§ What to work on
Word for word, extract the first line of the records below and each line after it, up to and including the line with "(tT) at (1011,310)". Pictures are left out.

-- begin Records for processing --

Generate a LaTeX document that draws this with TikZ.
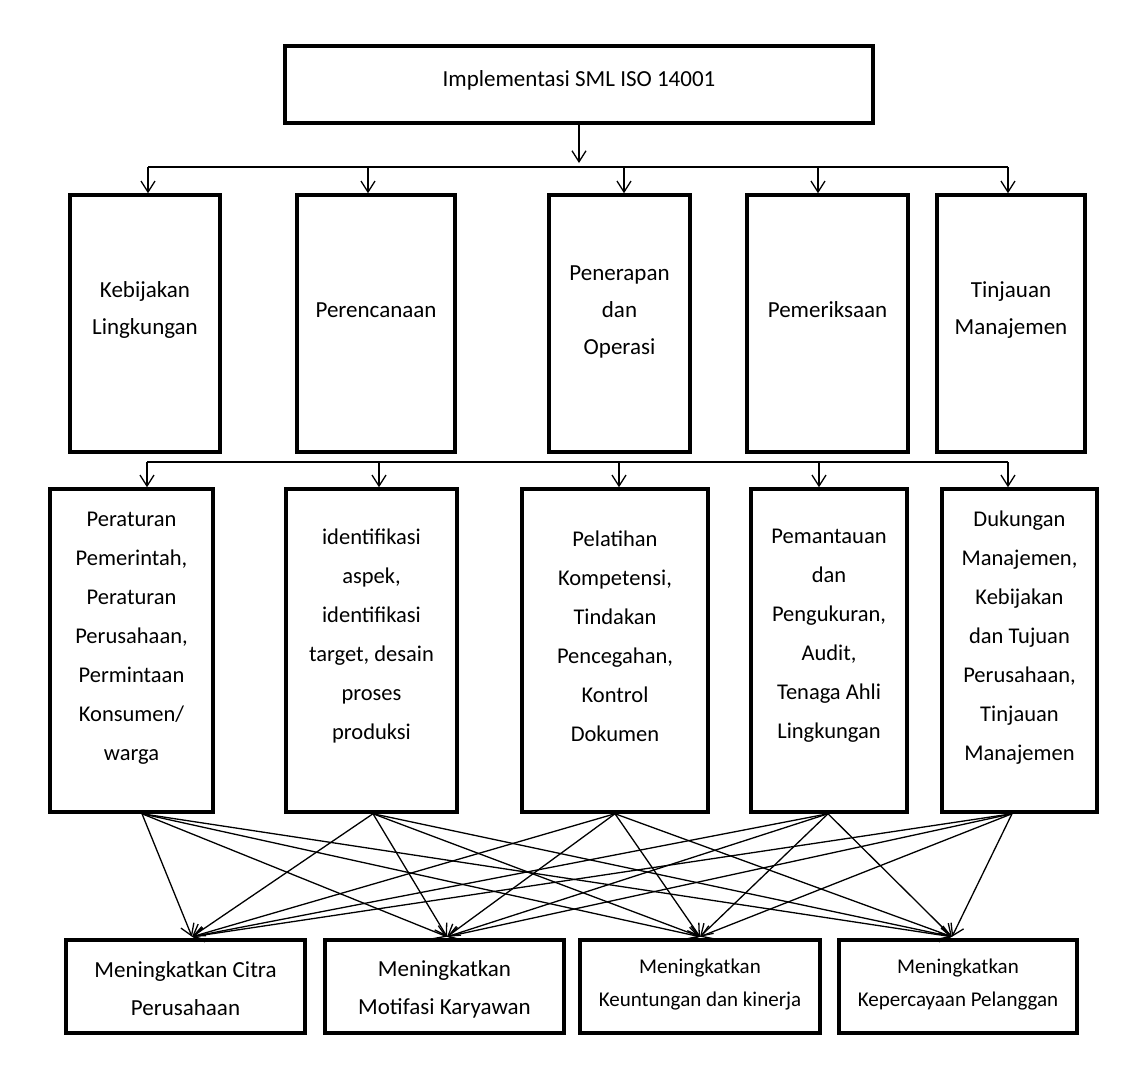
\documentclass[tikz,border=0pt]{standalone}
\usepackage{fontspec}
\setmainfont{Carlito}
\usetikzlibrary{arrows.meta,calc}
\begin{document}
\begin{tikzpicture}[x=1pt,y=-1pt,
  box/.style={draw, line width=3.5pt, inner sep=0pt},
  conn/.style={line width=1.3pt, -{Straight Barb[length=11pt,width=14pt,line width=1.3pt]}},
  busline/.style={line width=1.3pt},
  txtA/.style={align=center, inner sep=0pt, font=\fontsize{23}{37}\selectfont},
  txtB/.style={align=center, inner sep=0pt, font=\fontsize{22.5}{39}\selectfont},
  txtC/.style={align=center, inner sep=0pt, font=\fontsize{23}{38}\selectfont},
  txtD/.style={align=center, inner sep=0pt, font=\fontsize{21}{33}\selectfont}
]
\useasboundingbox (0,0) rectangle (1144,1081);

% top box
\node[box, minimum width=588, minimum height=77] (top) at (579,84.5) {};
\node[txtA] (ttop) at (579,80) {Implementasi SML ISO 14001};

% row 2
\node[box, minimum width=150, minimum height=257] (K) at (145,323.5) {};
\node[box, minimum width=158, minimum height=257] (P) at (376,323.5) {};
\node[box, minimum width=141, minimum height=257] (O) at (619.5,323.5) {};
\node[box, minimum width=161, minimum height=257] (Pm) at (827.5,323.5) {};
\node[box, minimum width=148, minimum height=257] (T) at (1011,323.5) {};
\node[txtA] (tK) at (145,310) {Kebijakan\\Lingkungan};
\node[txtA] (tP) at (376,310) {Perencanaan};
\node[txtA] (tO) at (619.5,312) {Penerapan\\dan\\Operasi};
\node[txtA] (tPm) at (827.5,310) {Pemeriksaan};
\node[txtA] (tT) at (1011,310) {Tinjauan\\Manajemen};

% row 3
\node[box, minimum width=163, minimum height=323] (A) at (131.5,650.5) {};
\node[box, minimum width=171, minimum height=323] (B) at (371.5,650.5) {};
\node[box, minimum width=186, minimum height=323] (C) at (615,650.5) {};
\node[box, minimum width=156, minimum height=323] (D) at (829,650.5) {};
\node[box, minimum width=155, minimum height=323] (E) at (1019.5,650.5) {};
\node[txtB] (tA) at (131.5,638) {Peraturan\\Pemerintah,\\Peraturan\\Perusahaan,\\Permintaan\\Konsumen/\\warga};
\node[txtB] (tB) at (371.5,636) {identifikasi\\aspek,\\identifikasi\\target, desain\\proses\\produksi};
\node[txtB] (tC) at (615,636) {Pelatihan\\Kompetensi,\\Tindakan\\Pencegahan,\\Kontrol\\Dokumen};
\node[txtB] (tD) at (829,636) {Pemantauan\\dan\\Pengukuran,\\Audit,\\Tenaga Ahli\\Lingkungan};
\node[txtB] (tE) at (1019.5,638) {Dukungan\\Manajemen,\\Kebijakan\\dan Tujuan\\Perusahaan,\\Tinjauan\\Manajemen};

% bottom row
\node[box, minimum width=239, minimum height=93] (M1) at (185.5,986.5) {};
\node[box, minimum width=239, minimum height=93] (M2) at (444.5,986.5) {};
\node[box, minimum width=240, minimum height=93] (M3) at (700,986.5) {};
\node[box, minimum width=238, minimum height=93] (M4) at (958,986.5) {};
\node[txtC] (tM1) at (185.5,989) {Meningkatkan Citra\\Perusahaan};
\node[txtC] (tM2) at (444.5,989) {Meningkatkan\\Motifasi Karyawan};
\node[txtD] (tM3) at (700,985) {Meningkatkan\\Keuntungan dan kinerja};
\node[txtD] (tM4) at (958,985) {Meningkatkan\\Kepercayaan Pelanggan};

% top arrow and first bus
\coordinate (c0) at (579,163);
\draw[conn] (top.south) -- (c0);
\coordinate (b1L) at (148,167);
\coordinate (b1R) at (1008,167);
\draw[busline] (b1L) -- (b1R);
\foreach \x/\n in {148/K,368/P,624/O,818/Pm,1008/T}{
  \coordinate (d1\n) at (\x,167);
  \draw[conn] (d1\n) -- (d1\n |- \n.north);
}

% second bus
\coordinate (b2L) at (147,462);
\coordinate (b2R) at (1008,462);
\draw[busline] (b2L) -- (b2R);
\foreach \x/\n in {147/A,379/B,619/C,819/D,1008/E}{
  \coordinate (d2\n) at (\x,462);
  \draw[conn] (d2\n) -- (d2\n |- \n.north);
}

% crossing connectors
\coordinate (sA) at ($(A.south)+(10.5,0)$);
\coordinate (sB) at ($(B.south)+(1.5,0)$);
\coordinate (sC) at ($(C.south)+(0,0)$);
\coordinate (sD) at ($(D.south)+(-1,0)$);
\coordinate (sE) at ($(E.south)+(-7.5,0)$);
\coordinate (e1) at ($(M1.north)+(6.5,-1.5)$);
\coordinate (e2) at ($(M2.north)+(2.5,-1.5)$);
\coordinate (e3) at ($(M3.north)+(0,-1.5)$);
\coordinate (e4) at ($(M4.north)+(-6,-1.5)$);
\foreach \s in {sA,sB,sC,sD,sE}{
  \foreach \e in {e1,e2,e3,e4}{
    \draw[conn] (\s) -- (\e);
  }
}
\end{tikzpicture}
\end{document}
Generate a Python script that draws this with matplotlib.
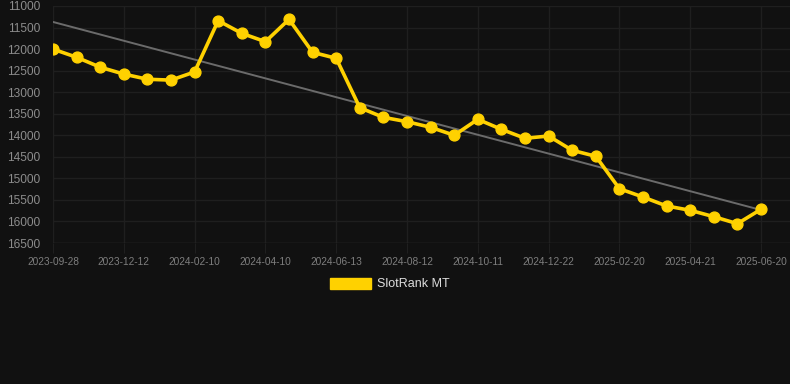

-- end Records for processing --

§ Task response
Generate a LaTeX document that draws this with TikZ.
\documentclass[tikz,border=0pt]{standalone}
\usepackage{fontspec}
\setmainfont{Carlito}
\usetikzlibrary{arrows.meta,calc}
\begin{document}
\begin{tikzpicture}[x=1pt,y=-1pt,
  box/.style={draw, line width=3.5pt, inner sep=0pt},
  conn/.style={line width=1.3pt, -{Straight Barb[length=11pt,width=14pt,line width=1.3pt]}},
  busline/.style={line width=1.3pt},
  txtA/.style={align=center, inner sep=0pt, font=\fontsize{23}{37}\selectfont},
  txtB/.style={align=center, inner sep=0pt, font=\fontsize{22.5}{39}\selectfont},
  txtC/.style={align=center, inner sep=0pt, font=\fontsize{23}{38}\selectfont},
  txtD/.style={align=center, inner sep=0pt, font=\fontsize{21}{33}\selectfont}
]
\useasboundingbox (0,0) rectangle (1144,1081);

% top box
\node[box, minimum width=588, minimum height=77] (top) at (579,84.5) {};
\node[txtA] (ttop) at (579,80) {Implementasi SML ISO 14001};

% row 2
\node[box, minimum width=150, minimum height=257] (K) at (145,323.5) {};
\node[box, minimum width=158, minimum height=257] (P) at (376,323.5) {};
\node[box, minimum width=141, minimum height=257] (O) at (619.5,323.5) {};
\node[box, minimum width=161, minimum height=257] (Pm) at (827.5,323.5) {};
\node[box, minimum width=148, minimum height=257] (T) at (1011,323.5) {};
\node[txtA] (tK) at (145,310) {Kebijakan\\Lingkungan};
\node[txtA] (tP) at (376,310) {Perencanaan};
\node[txtA] (tO) at (619.5,312) {Penerapan\\dan\\Operasi};
\node[txtA] (tPm) at (827.5,310) {Pemeriksaan};
\node[txtA] (tT) at (1011,310) {Tinjauan\\Manajemen};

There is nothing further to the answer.